There is another piece of the jigsaw on the role of that big orange thing in the sky.
Back in 2006, the Met Office published the “Climate Memorandum No 21” Report. The original link I had no longer works, but it is still there on Wayback:
It looks at a full range of climate data, to identify trends and correlations since 1910, but I was particularly interested in the data on sunshine hours:
Most regions had seen significant increases in sunshine hours. The exceptions were N Scotland, N Ireland and SW England, all largely unaffected by air pollution. Note the report’s comment that this could be the result of Clean Air Acts of 1956 onwards.
But what effect could this have?
The Report sums up the relationship between all of the variables. (Remember that the correlation co-efficient goes from 0 to 1, with 1 being a perfect correlation, and even 0.7 being a “strong linear relationship” (see here). Zero, of course, tells us there is no relationship. Minus co-efficients work the same way, except the relationship is negative – eg more sum = less rain).
There is a particularly strong correlation between sunshine and mean temperatures in both spring and autumn, though surprisingly less so in summer. In winter there is a weak negative relationship. As the Report states:
There is quite a strong positive correlation between maximum temperature and sunshine, especially in the spring and autumn, with values of r up to 0.85. Minimum temperature is negatively correlated with sunshine in the winter, and positively correlated in spring and autumn, but with lower values of r than for maximum temperature.

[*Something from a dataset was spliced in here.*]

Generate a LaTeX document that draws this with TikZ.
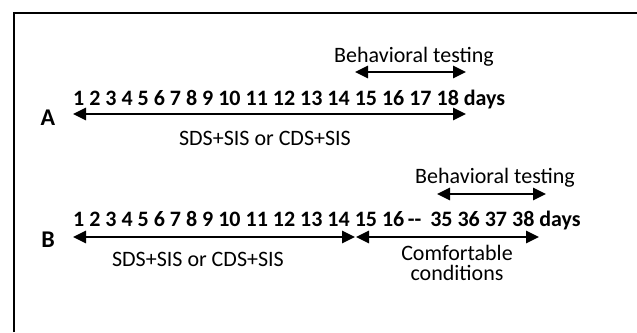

It also includes these maps:.
The biggest increases are in winter, but of course these are percentages, so will translate into relatively smaller increases in hours.
So we have:
1) An increase in sunshine hours over the record.
2) The strong likelihood that this is at least partly due to reduced air pollution.
3) Strong correlation between that increase in sunshine, and the rise in mean temperatures over the period.
Furthermore, there has been little trend in winter temperatures. Most of the increase has come from the other three seasons:




https://www.metoffice.gov.uk/climate/uk/summaries/actualmonthly
All of the above flies in the face of the generally accepted theory that higher temperatures in the UK have been caused by GHGs.
There are two more parts to the jigsaw:
1) Mean sea level pressure data shows no significant trends since 1961, meaning that the increase in sunshine hours does not appear to be connected with it.
2) There has been a steady increase in vapour pressure, and as the correlation table showed, this is strongly related to rising temperatures during all four seasons.
Which brings us back to the rise in near-coastal SSTs, mentioned in my earlier post.
What caused SSTs to rise?
The obvious conclusion is that the increase in sunshine, for whatever reason, has warmed both the waters and land. Warmer seas then reinforce those land temperatures.
One question remains. The Met Office knew all of this in 2006, yet as far as I am aware the question of sunshine trends has largely been ignored by them since. Instead, with classic tunnel vision, they look no further than CO2 to explain the small rise in temperatures over the last few decades.